Joy Agwunobi
Nigeria’s electronic payments (e-payments) ecosystem has emerged as the driving force of the country’s financial sector, with platforms such as Moniepoint, OPay, and PalmPay powering record transaction growth despite tightening funding conditions and evolving regulations.
According to the FinTech 2025 Industry Report released by Agusto & Co., e-payments transaction volumes rose to 44.8 billion in 2024, representing a 16 percent increase from the previous year. Transaction values also climbed sharply, hitting ₦3.1 quadrillion (US$2.03 trillion) — a 39 percent year-on-year growth.
Agusto & Co. noted that the expansion of digital payment services, alongside growing adoption of agency banking, high mobile penetration, and ongoing financial inclusion drives, positioned e-payments as the backbone of Nigeria’s financial ecosystem. “The Nigerian FinTech industry continued to expand in 2024, albeit at a moderated pace, reflecting a more mature phase of growth amid macroeconomic volatility, tighter funding conditions, and evolving regulations,” the report stated.

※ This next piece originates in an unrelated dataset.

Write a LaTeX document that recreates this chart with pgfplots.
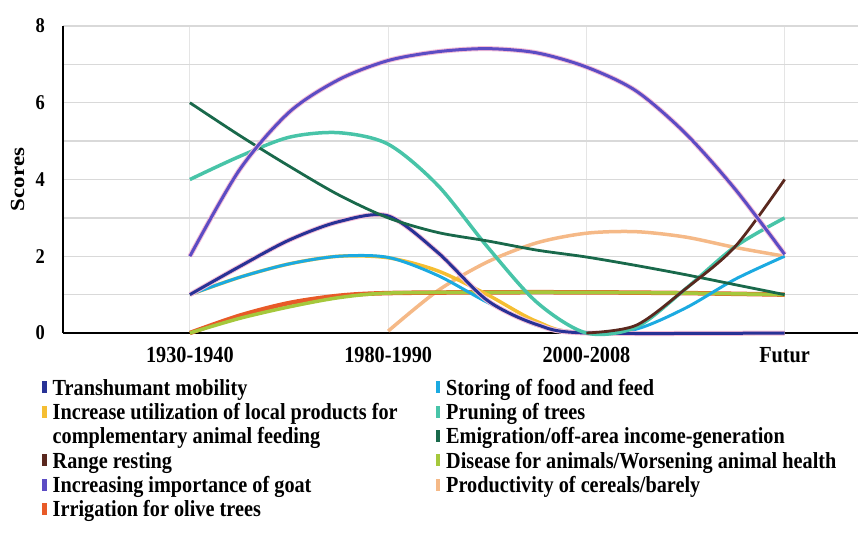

Regulatory shifts reshape the market
The report highlighted reforms across the regulatory landscape in 2024, with the Central Bank of Nigeria (CBN), Securities and Exchange Commission (SEC), and the Nigerian Communications Commission (NCC) playing key roles. Major developments included the enactment of the Nigeria Data Protection Act (NDPA), expansion of the Open Banking framework, and refined Virtual Asset Service Provider (VASP) guidelines.
In addition, the Investment and Securities Act (ISA) 2024 introduced broader oversight of the digital asset market, signaling stronger supervisory interest in emerging financial technologies. These measures, Agusto & Co. observed, are aimed at strengthening cybersecurity, protecting consumers, and ensuring responsible innovation.
Key sectoral trends
The industry analysis pointed to four major trends currently shaping the Nigerian FinTech landscape. It highlighted the growing role of artificial intelligence and automation, particularly in enhancing credit scoring models, strengthening fraud detection systems, and improving the efficiency of customer service. Alongside this, embedded finance and the rise of super apps are redefining user experience by offering bundled financial services—such as payments, lending, and savings—through a single digital interface.
Blockchain technology and decentralised finance (DeFi) are also gaining momentum, supported by increasing regulatory clarity that is gradually opening up pathways for wider adoption. At the same time, the sector is witnessing a wave of regulatory evolution, with new frameworks around digital lending, virtual asset service providers (VASPs), and data protection. While these rules have raised compliance requirements for operators, they are also helping to foster greater transparency and trust across the financial technology ecosystem.
Funding pressures persist
Despite the strong transaction growth, the report noted that Nigerian FinTech funding declined for the second consecutive year, reflecting global venture capital headwinds. Total investments fell by 17.1 percent to $331 million in 2024.
Notable deals, however, underscored investor confidence in market leaders. Moniepoint secured $110 million in a Series C round, while Paystack completed the acquisition of Brass, a business banking startup. Other leading players such as Flutterwave and OPay focused on expanding their product offerings, strengthening infrastructure, and scaling across African markets.
Looking ahead, Agusto & Co. projects a modest 6 percent rebound in FinTech funding by 2025, alongside rising merger and acquisition activity.
Cybersecurity remains a concern
Operational risk, particularly cyber threats, remained one of the industry’s most pressing challenges. Nigerian financial institutions collectively lost ₦52.3 billion to fraud in 2024, according to the report, underscoring vulnerabilities in payment infrastructure. The firm stressed the importance of deploying robust cybersecurity measures, real-time monitoring, and stronger collaboration with regulators to safeguard consumers.
Despite macroeconomic and funding pressures, Agusto & Co. expressed cautious optimism about the sector’s prospects. Growth opportunities are expected to emerge in cross-border payments, SME financing, embedded finance, and deeper integration with traditional financial institutions.
“With increasing adoption of artificial intelligence, blockchain-based solutions, and embedded finance, Nigeria’s FinTech industry is positioned for sustained growth beyond 2025,” the report added.